* AIM OF THE TASK: Pictures excluded, return the lines below from the first through the line holding "(zh) at (498,731)".
★ ★ ★
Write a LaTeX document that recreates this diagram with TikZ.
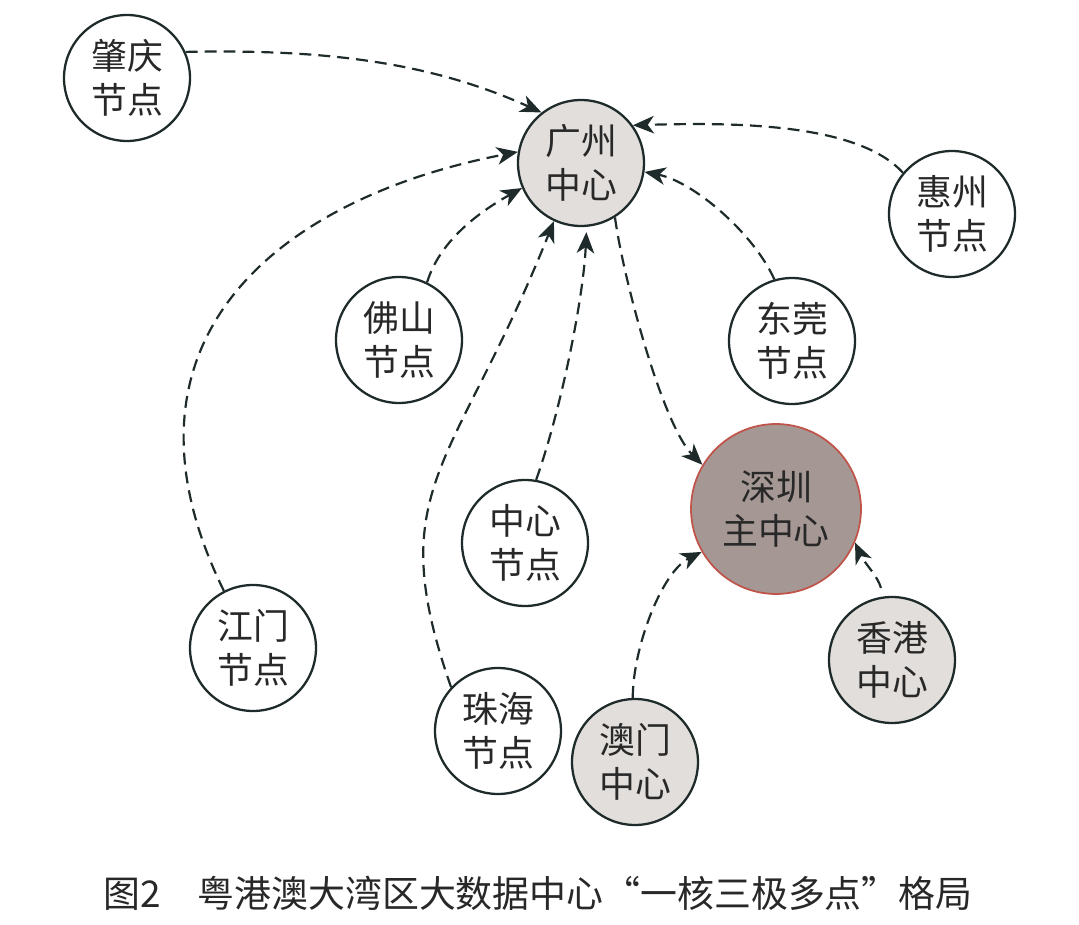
\documentclass[tikz,border=0pt]{standalone}
\usepackage{fontspec}
\setmainfont{Noto Sans CJK SC}
\usepackage{tikz}
\usetikzlibrary{arrows.meta}

\definecolor{inkc}{RGB}{31,43,43}
\definecolor{txtc}{RGB}{40,40,40}
\definecolor{hubfill}{RGB}{226,222,219}
\definecolor{corefill}{RGB}{165,152,148}
\definecolor{corered}{RGB}{192,84,74}

\begin{document}
\begin{tikzpicture}[x=0.02cm,y=-0.02cm]
  \tikzset{
    spot/.style={circle, draw=inkc, line width=1.3pt, fill=white, minimum size=2.52cm, inner sep=0pt, align=center, text=txtc, font=\fontsize{20.4}{25}\selectfont},
    hub/.style={spot, fill=hubfill},
    core/.style={spot, draw=corered, line width=1pt, fill=corefill, minimum size=3.4cm},
    link/.style={draw=inkc, line width=1.25pt, dash pattern=on 6.8pt off 4pt, -{Stealth[length=12pt,width=10pt,inset=3.5pt]}}
  }
  \useasboundingbox (0,0) rectangle (1079,925);

  % Centres
  \node[hub] (gz) at (581,163) {广州\\中心};
  \node[core] (sz) at (776,509) {深圳\\主中心};
  \node[hub] (hk) at (892,660) {香港\\中心};
  \node[hub] (mo) at (635,762) {澳门\\中心};

  % Nodes
  \node[spot] (zq) at (127,78) {肇庆\\节点};
  \node[spot] (hz) at (952,214) {惠州\\节点};
  \node[spot] (fs) at (399,340) {佛山\\节点};
  \node[spot] (dg) at (792,341) {东莞\\节点};
  \node[spot] (zx) at (525,543) {中心\\节点};
  \node[spot] (jm) at (253,648) {江门\\节点};
  \node[spot] (zh) at (498,731) {珠海\\节点};

  % Links into Guangzhou
  \draw[link] (zq.24) .. controls +(140,-3) and +(-110,-50) .. (gz.128);
  \draw[link] (jm.117) .. controls +(-122,-248) and +(-243,47) .. (gz.170);
  \draw[link] (fs.64) .. controls +(12,-40) and +(-45,25) .. (gz.203);
  \draw[link] (zh.137) .. controls +(-70,-200) and +(-100,250) .. (gz.245);
  \draw[link, shorten >=3pt] (zx.80) .. controls +(25,-70) and +(-3,70) .. (gz.275);
  \draw[link] (dg.106) .. controls +(-20,-45) and +(50,10) .. (gz.352);
  \draw[link] (hz.140) .. controls +(-45,-50) and +(100,-3) .. (gz.36);

  % Links into Shenzhen
  \draw[link] (gz.302) .. controls +(8,60) and +(-40,-40) .. (sz.149);
  \draw[link] (mo.92) .. controls +(0,-50) and +(-40,20) .. (sz.210);
  \draw[link, shorten <=5pt] (hk.98) .. controls +(-5,-20) and +(9,20) .. (sz.337);

  % Caption
  \node[text=txtc, font=\fontsize{21}{21}\selectfont] (cap) at (538,893) {图2　粤港澳大湾区大数据中心“一核三极多点”格局};
\end{tikzpicture}
\end{document}
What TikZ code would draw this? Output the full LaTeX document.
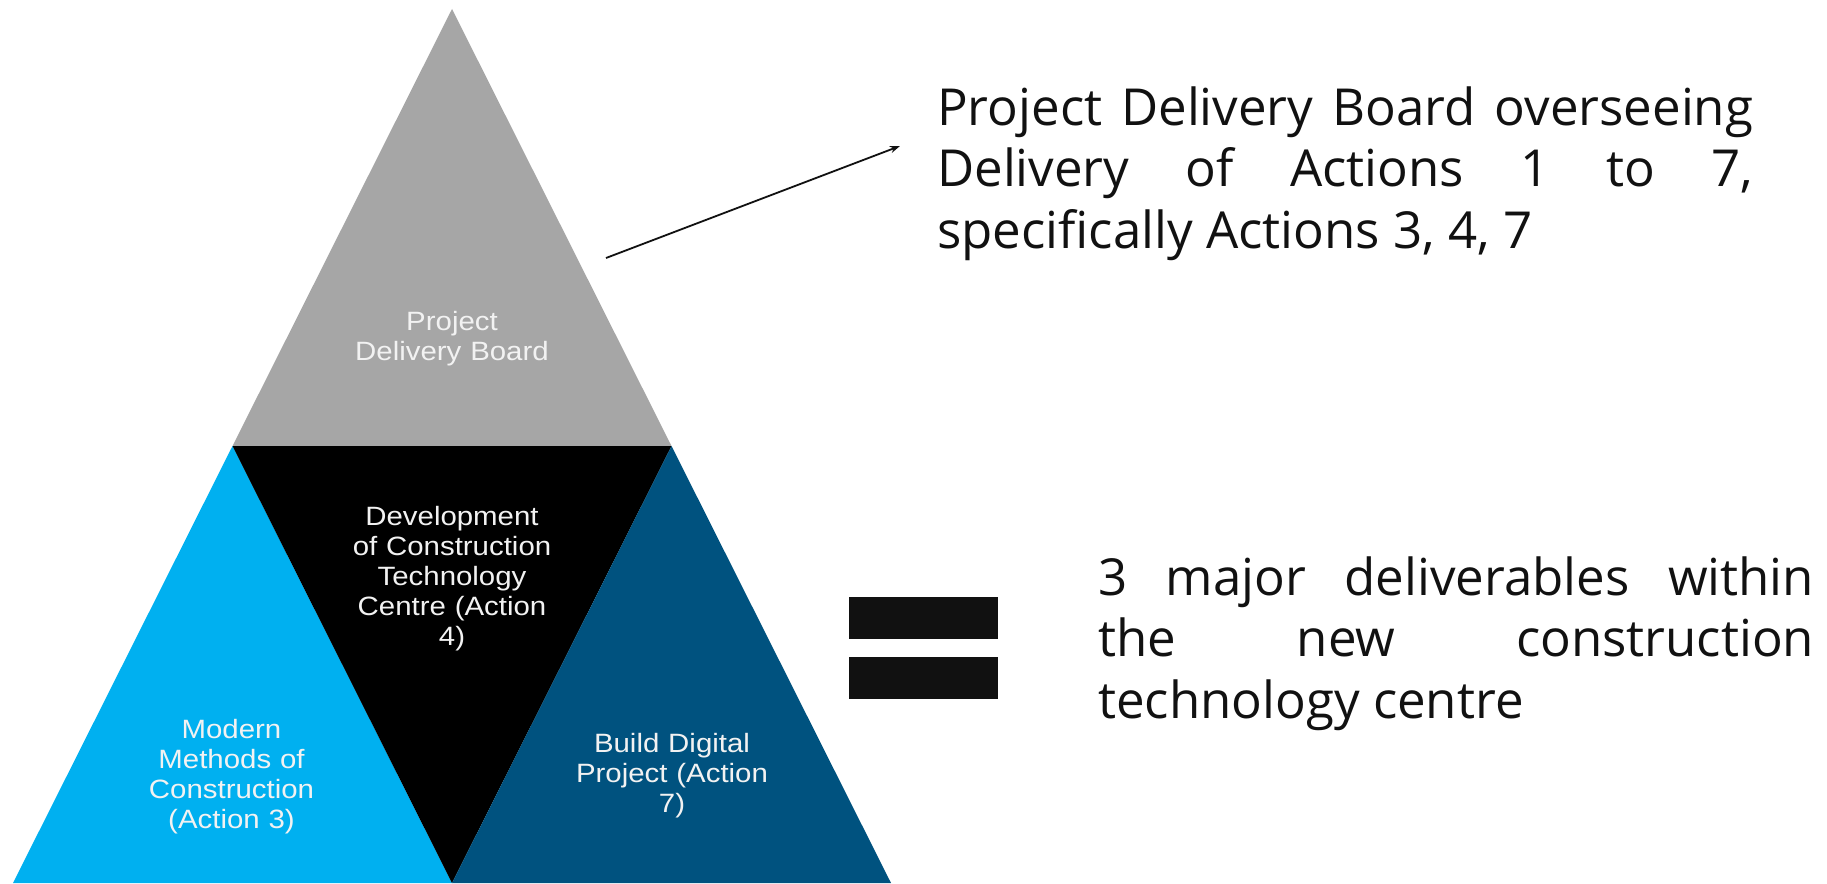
★ ★ ★
* COMPLETE OUTPUT:
Write a LaTeX document that recreates this diagram with TikZ.
\documentclass[tikz,border=0pt]{standalone}
\usepackage{fontspec}
\setmainfont{Noto Sans CJK SC}
\usepackage{tikz}
\usetikzlibrary{arrows.meta}

\definecolor{inkc}{RGB}{31,43,43}
\definecolor{txtc}{RGB}{40,40,40}
\definecolor{hubfill}{RGB}{226,222,219}
\definecolor{corefill}{RGB}{165,152,148}
\definecolor{corered}{RGB}{192,84,74}

\begin{document}
\begin{tikzpicture}[x=0.02cm,y=-0.02cm]
  \tikzset{
    spot/.style={circle, draw=inkc, line width=1.3pt, fill=white, minimum size=2.52cm, inner sep=0pt, align=center, text=txtc, font=\fontsize{20.4}{25}\selectfont},
    hub/.style={spot, fill=hubfill},
    core/.style={spot, draw=corered, line width=1pt, fill=corefill, minimum size=3.4cm},
    link/.style={draw=inkc, line width=1.25pt, dash pattern=on 6.8pt off 4pt, -{Stealth[length=12pt,width=10pt,inset=3.5pt]}}
  }
  \useasboundingbox (0,0) rectangle (1079,925);

  % Centres
  \node[hub] (gz) at (581,163) {广州\\中心};
  \node[core] (sz) at (776,509) {深圳\\主中心};
  \node[hub] (hk) at (892,660) {香港\\中心};
  \node[hub] (mo) at (635,762) {澳门\\中心};

  % Nodes
  \node[spot] (zq) at (127,78) {肇庆\\节点};
  \node[spot] (hz) at (952,214) {惠州\\节点};
  \node[spot] (fs) at (399,340) {佛山\\节点};
  \node[spot] (dg) at (792,341) {东莞\\节点};
  \node[spot] (zx) at (525,543) {中心\\节点};
  \node[spot] (jm) at (253,648) {江门\\节点};
  \node[spot] (zh) at (498,731) {珠海\\节点};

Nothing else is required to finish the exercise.